Nor does he forget us who on this earth remain. For while He shall not wipe away all tears until that great day, he gives us this promise for the here and now: that he weeps with us. He clings to us and bids us cling to him, as we journey weary steps in the rain of earthly sorrows. And as he bears us up, he whispers in our ears, “At eve, it shall be light” (Zechariah 14:7).
Until we meet in that Far Country A.S.
In Jesus’ Love – Mathew Block
Thanks, Matthew. I didn’t know your A.S., but I’ve had friends from this world untimely ripped; this is a great comfort.
“As the heavens are higher than the earth, so are my ways higher than your ways and my thoughts than your thoughts”. Isaiah 55:9.
Though death and pain in this world are inevitable and for the most part undesirable, we must cling to the promise that God “will never leave [us] nor forsake [us]. Do not be afraid; do not be discouraged”. Deut 31:8
I am sorry for your loss Mathew.
Thanks for the thoughts Bola and Susan.
With the exception of the suicides, nobody is too young or too old to die: we all die at the right time. To believe the contrary is a specious notion that has led no few people to doubt God’s goodnes or existence even, to rail at Him, to call Him unjust, or to plain go up against Him in open rebellion. Every person has a part in His Eternal Play and once that part is acted out it is ‘Exit: stage right (or left, depending on how the part was played or even refused to be acted)’. That part can be a protagonistic one that extends through many acts, or a simple word delivered in a split second. Can God not make a person born just to say a word or two to another one at an appropriate time? How is this mission more minimal or less glorious than that of the cathedral builder? How can man tell? Can man tell? Should he?

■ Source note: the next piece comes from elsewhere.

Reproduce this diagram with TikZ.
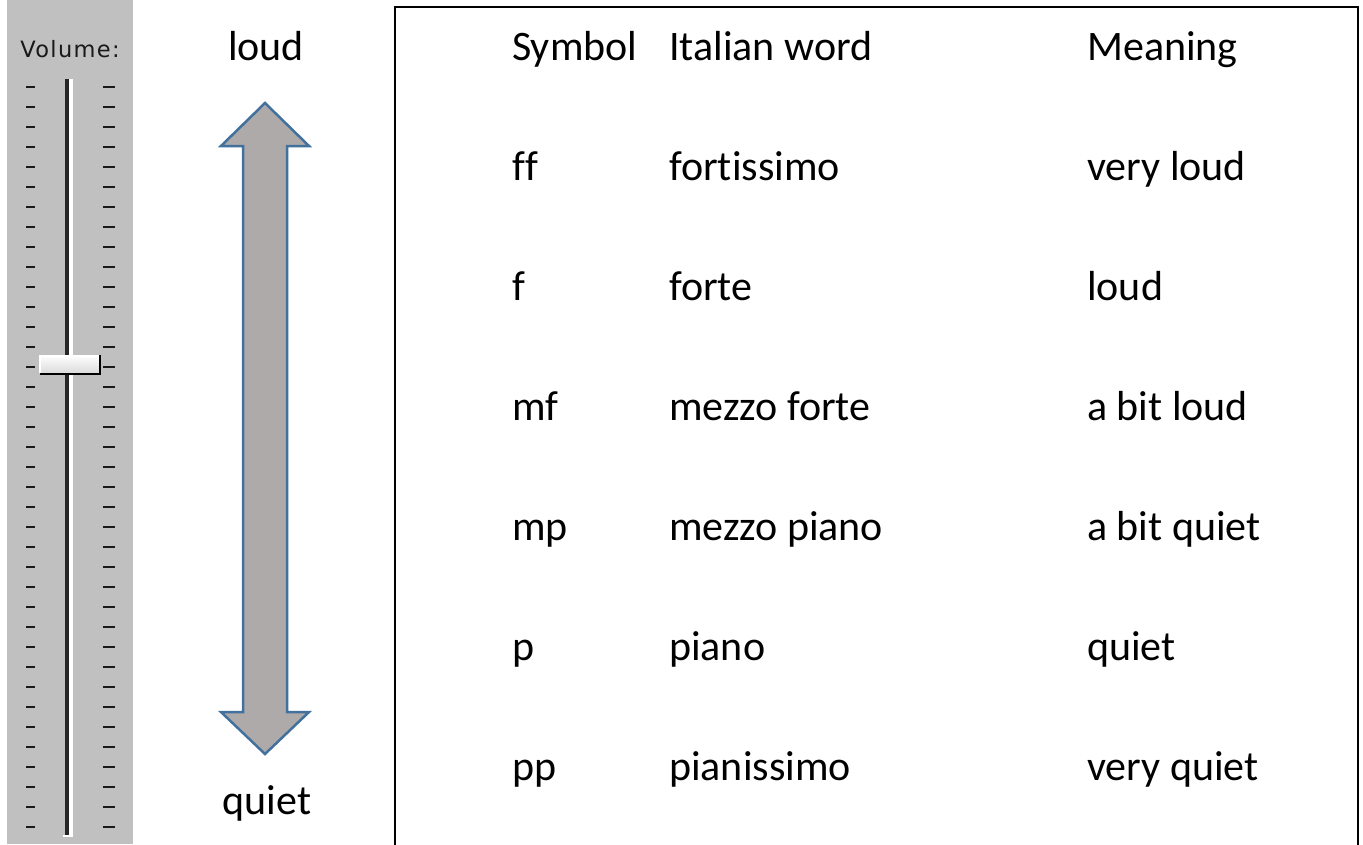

How can we tell if the life of a departed one would not have been totally miserable had he remained? How can we know whether a person would have lost Heaven had she accomplished what she planned, even with the best intentions? How can we know what God knows? For in God there is Mercy and there is Justice: and death is an expression of both.
I’m sorry for your loss, Matty. And I’m aware that I’m not sounding consoling, but to console is not my intention, for consolation you’ve already had. You wanted insight and now it is given thee. You want understanding, but that I cannot give thee: that can be given only by the Holy Spirit to those who have faith.